Brendan Nyhan

The NYT falls for the base rate fallacy

Why are journalists so bad with numbers?

Reader Joel Wiles passed on this example from a New York Times article on the aging of Japan’s prison population:

Between 2000 and 2006, while the total population of Japanese 60 and over rose by 17 percent, inmates of the same age group swelled by 87 percent. In the country’s 74 prisons, the proportion of older inmates rose to 12.3 percent in 2006 from 9.3 percent in 2000, while the share of those in their 20s declined and in other age groups remained flat.

While the main reason behind the explosion in graying lawbreakers is the rapid aging of Japan’s population, the rates have far outpaced the increase of older people in the general population.

Between 2000 and 2006, while the total population of Japanese 60 and over rose by 17 percent, inmates of the same age group swelled by 87 percent. In the country’s 74 prisons, the proportion of older inmates rose to 12.3 percent in 2006 from 9.3 percent in 2000, while the share of those in their 20s declined and in other age groups remained flat.

Japan’s rates are much higher than those in the West. America’s prisons — where those 55 years and over are categorized as elderly — are also graying. But such prisoners accounted for only 4.6 percent of the total prison population in the United States in 2005, according to the federal Bureau of Justice Statistics.

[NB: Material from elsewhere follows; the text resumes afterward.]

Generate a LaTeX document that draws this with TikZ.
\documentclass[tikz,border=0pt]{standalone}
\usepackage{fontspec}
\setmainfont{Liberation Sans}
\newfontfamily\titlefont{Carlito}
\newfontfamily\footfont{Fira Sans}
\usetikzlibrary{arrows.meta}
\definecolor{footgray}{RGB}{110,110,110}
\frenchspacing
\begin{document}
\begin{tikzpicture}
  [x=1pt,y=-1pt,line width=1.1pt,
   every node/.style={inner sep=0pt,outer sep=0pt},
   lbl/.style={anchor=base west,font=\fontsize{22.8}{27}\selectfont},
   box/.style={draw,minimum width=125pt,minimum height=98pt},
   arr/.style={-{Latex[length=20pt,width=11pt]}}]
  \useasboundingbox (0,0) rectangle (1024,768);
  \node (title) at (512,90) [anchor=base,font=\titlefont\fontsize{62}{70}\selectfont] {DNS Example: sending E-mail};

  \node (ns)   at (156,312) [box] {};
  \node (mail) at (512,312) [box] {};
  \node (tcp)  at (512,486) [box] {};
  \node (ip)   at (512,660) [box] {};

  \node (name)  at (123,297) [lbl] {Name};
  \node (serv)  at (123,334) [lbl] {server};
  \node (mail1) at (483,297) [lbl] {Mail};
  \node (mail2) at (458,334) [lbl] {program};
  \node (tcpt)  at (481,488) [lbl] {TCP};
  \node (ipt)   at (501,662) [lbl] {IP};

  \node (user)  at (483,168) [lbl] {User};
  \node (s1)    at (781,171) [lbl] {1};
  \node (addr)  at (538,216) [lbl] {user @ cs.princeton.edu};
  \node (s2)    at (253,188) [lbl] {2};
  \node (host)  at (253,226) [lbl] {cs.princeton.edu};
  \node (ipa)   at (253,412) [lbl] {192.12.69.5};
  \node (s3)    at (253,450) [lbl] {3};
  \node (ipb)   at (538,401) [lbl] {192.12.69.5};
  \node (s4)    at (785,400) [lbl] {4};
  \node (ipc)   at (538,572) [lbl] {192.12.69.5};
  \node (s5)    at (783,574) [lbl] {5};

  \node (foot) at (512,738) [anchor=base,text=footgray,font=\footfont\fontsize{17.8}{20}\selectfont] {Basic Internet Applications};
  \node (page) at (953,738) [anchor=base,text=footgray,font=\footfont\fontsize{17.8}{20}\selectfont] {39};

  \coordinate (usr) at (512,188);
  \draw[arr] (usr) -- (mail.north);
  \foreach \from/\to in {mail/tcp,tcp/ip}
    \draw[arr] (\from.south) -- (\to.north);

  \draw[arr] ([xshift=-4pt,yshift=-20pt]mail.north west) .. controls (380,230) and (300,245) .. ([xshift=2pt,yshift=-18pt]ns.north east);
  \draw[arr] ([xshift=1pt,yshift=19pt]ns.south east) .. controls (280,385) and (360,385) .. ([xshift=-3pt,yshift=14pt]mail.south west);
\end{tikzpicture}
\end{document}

The phrase “Japan’s rates are much higher than those in the West” falsely suggests that more elderly people are in prison in Japan than the US. However, while a higher percentage of prisoners in Japan are elderly, the proportion of the population that is both elderly and incarcerated is much greater in the US due to our dramatically higher incarceration rate (PDF). This is a classic example of what is known as the “base-rate fallacy.” Can we get a statistical ombudsman or something?